- Toy sales across the industry rose 7.6% between January and March, according to NPD data.
- On Tuesday, Mattel reported a 14% drop in sales, as dolls, action figures and toys for preschoolers weren't favored over family-friendly games.
- Mattel has always been strong in the doll and car categories while not putting as much emphasis on categories such as games, construction and crafts.
Consumers stocked up on board games, not Barbie dolls, amid the coronavirus pandemic, sending Mattel's sales in the first quarter tumbling.
While toy sales across the industry rose 7.6% between January and March, according to NPD data, it seems that lockdowns aren't giving all toymakers a boost.
On Tuesday, Mattel reported a 14% drop in sales, as dolls, action figures and toys for preschoolers were left on store shelves and websites.
Shares of the company were down as much as 10% on Wednesday before rebounding slightly to be down around 5%.

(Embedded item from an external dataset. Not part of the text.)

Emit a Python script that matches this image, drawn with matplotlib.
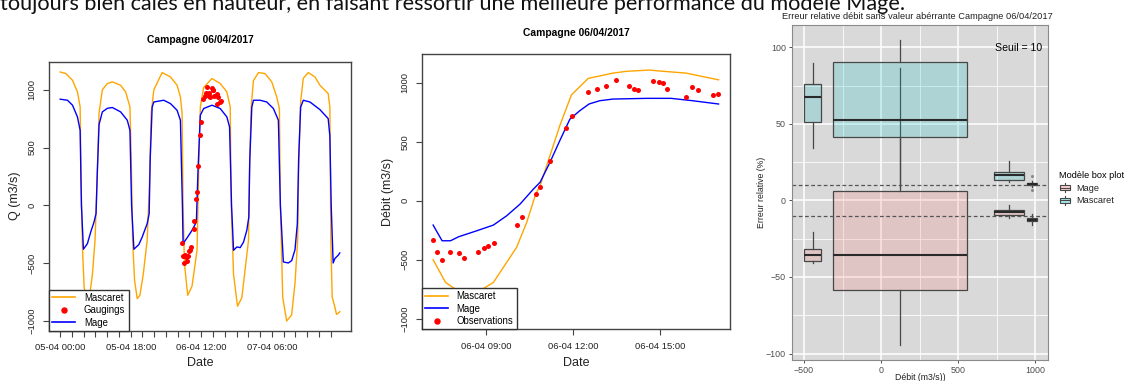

With schools and afterschool programs closed, parents sought out family-friendly games, outdoor toys and art kits to keep their children busy. Mattel has always been strong in the doll and car categories while not putting as much emphasis on categories such as games, construction and crafts.
During the quarter, Barbie sales slumped 10% while the total doll category fell 11%. The infant, toddler and preschool segment, which includes brands such as Fisher-Price and Thomas & Friends, cratered 28%. The action figure, building set and games category fell 21%.
Overall, the company reported a loss of 56 cents per share excluding some items on revenue of $594 million, while Wall Street expected a loss of 41 cents per share with revenue of $653 million, according to Refinitiv.
"We believe the factors that have been driving the category shift are temporary," CEO Ynon Kreiz said during the Tuesday earnings call. "And based on our most recent data, we expect that the industry will return to its pre-COVID-19 category trends."
Brands such as Hot Wheels, which saw sales bloom 5%, and games such as Uno and Pictionary were bright spots for the company during the quarter.
"Retail door closures and other distribution challenges added to difficulty in getting products into the hands of consumers," Gerrick Johnson, analyst at BMO Capital Markets, wrote in a research note Tuesday. "However, the company saw improving POS trends in April, and gross margin performance was better than expected."